Au sujet de la géographie dans les chansons de geste, voir J.‑C. Payen, « Encore le problème de la géographie épique », IV e Congrès International de la Société Rencesvals, Heildelberg, 29 Août-2 Septembre 1967 : Actes et mémoires, Studia Romanica, 14, Heidelberg, C. Winter, 1969, p. 203-230 ; B. Guidot, Recherches sur la chanson de geste au XIII e siècle, op. cit.,t. II, p. 670-698 ; J. Subrenat, Etude sur Gaydon, chanson de geste du XIII e siècle, Aix-en-Provence, Editions de l’Université de Provence, Paris, diffusion Ophrys, coll. Études littéraires, 1, 1974, p. 118-122 et J. Lanher, Préface à la traduction de Garin le Lorrain par B. Guidot, Nancy, Presses Universitaires de Nancy, Editions Serpenoise, 1986, p. 6-7.

981.

Sur la géographie de la Prise de Pampelune, voir R. Specht, « Nicolas de Vérone, la Prise de Pampelune et le chemin de Saint Jacques », art. cit., p. 469-474 ; J. Bédier, « La Prise de Pampelune et la route de saint Jacques de Compostelle », art. cit., p. 805-817 ; Les Légendes épiques, op. cit., p. 120-152. Dans ce même ouvrage, voir pour des observations sur l’Entrée d'Espagne les p. 115-120. On consultera également avec profit Le Guide du pèlerin de saint-Jacques de Compostelle.

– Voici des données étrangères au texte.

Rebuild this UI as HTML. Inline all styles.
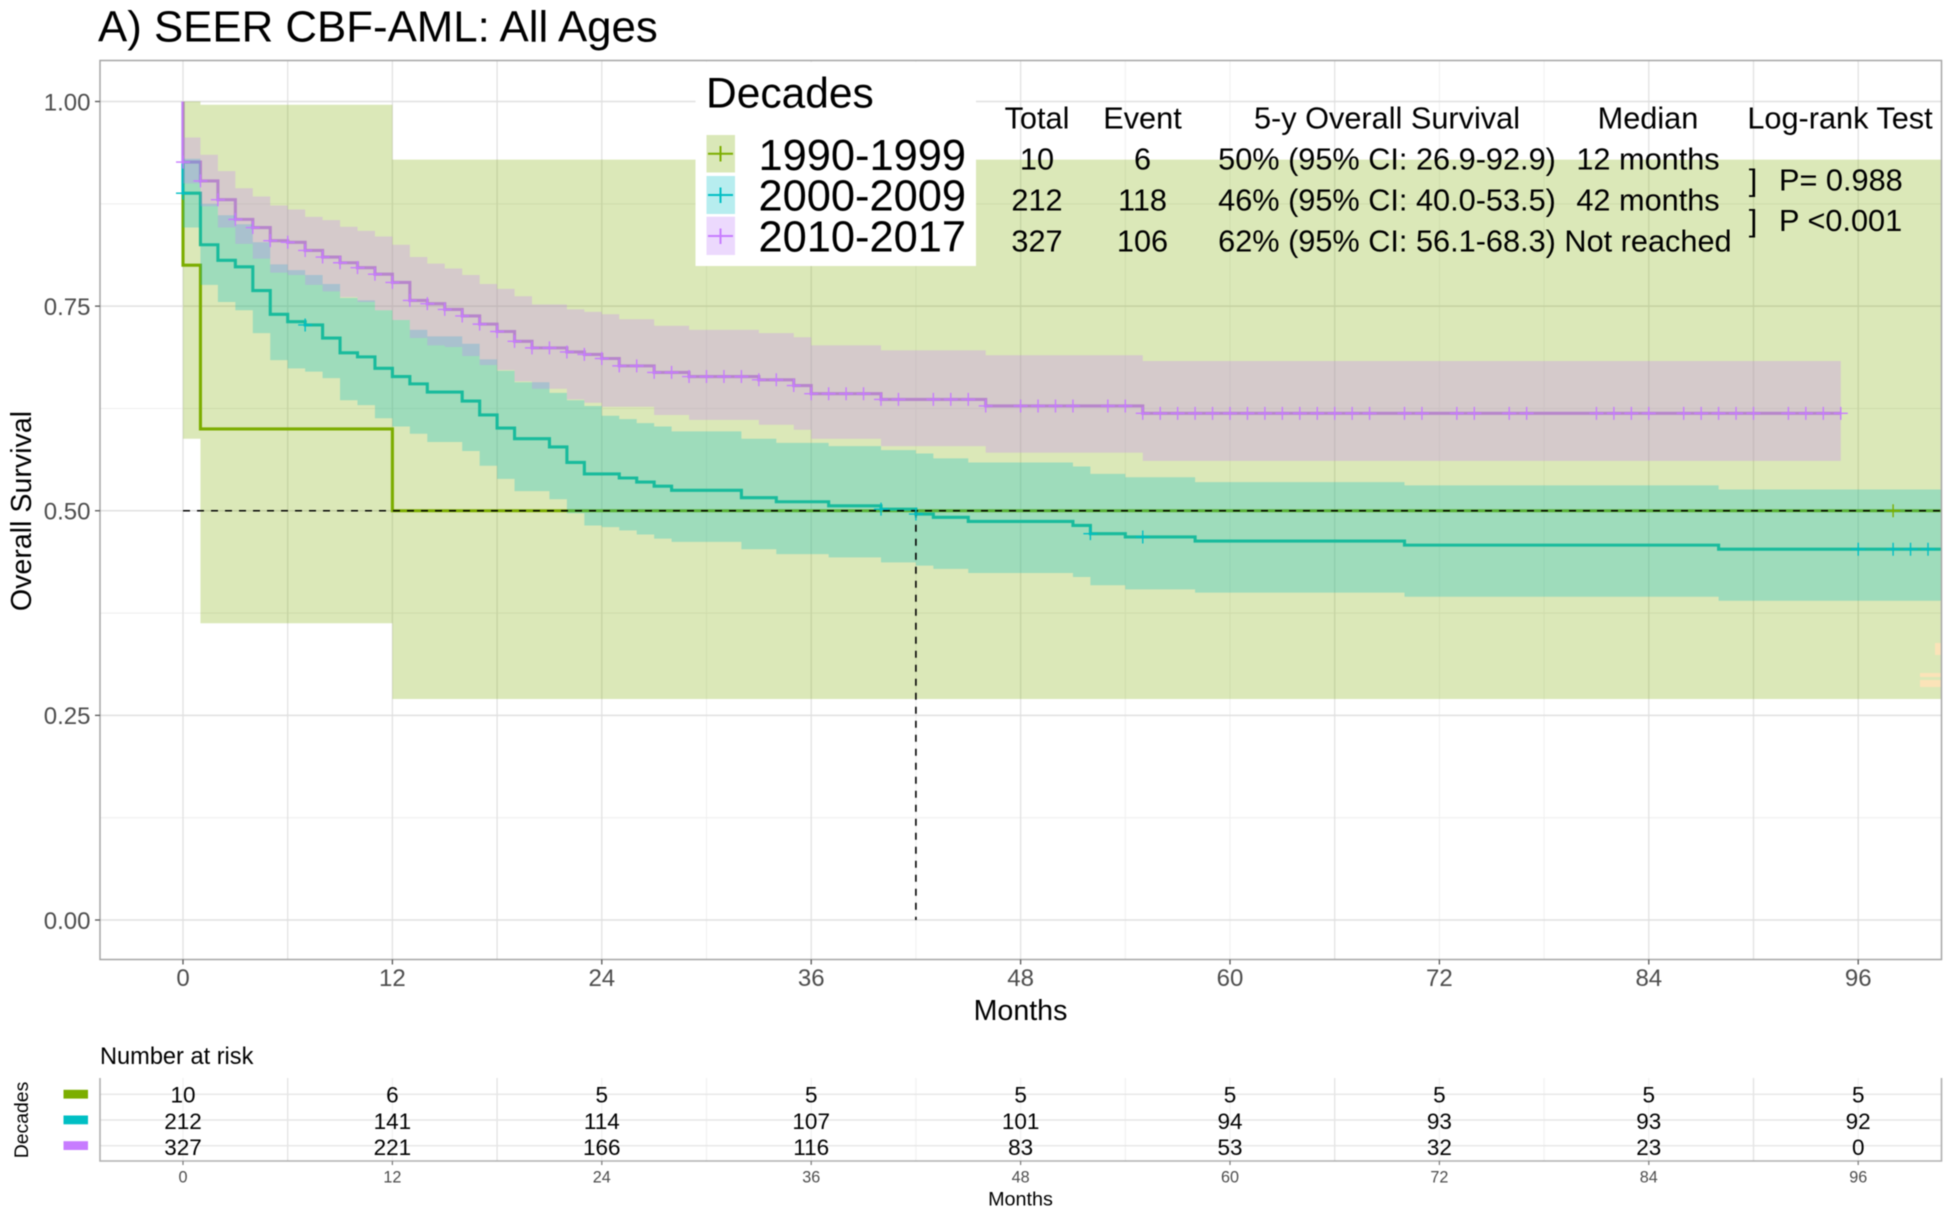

Texte latin du XII e siècle, édité et traduit en français d’après les manuscrits de Compostelle et de Ripoll, éd. J. Vielliard, 3e édition, Mâcon, 1963. Les études de Bédier sur la géographie dans la Prise de Pampelune ont été reprises par A. Limentani, « L’epica in lengue de France », art. cit., p. 366-367. Pour les questions de géographie dans le Pseudo-Turpin, voir J. Bédier, « La Chronique de Turpin et le pèlerinage de Compostelle », Archéologie Médiévale, XXIII, 1911, p. 425-450 et XXIV, 1912, p. 18-48, ainsi que Les Légendes épiques, op. cit., p. 41-114.

982.

Voir à ce sujet, G. Billanovich, « L’humanisme médiéval et les bibliothèques des humanistes italiens au XIVe siècle », art. cit., p. 198.

983.

A.‑J. Dickman, Le Rôle du surnaturel dans les chansons de geste, op. cit., p. 160.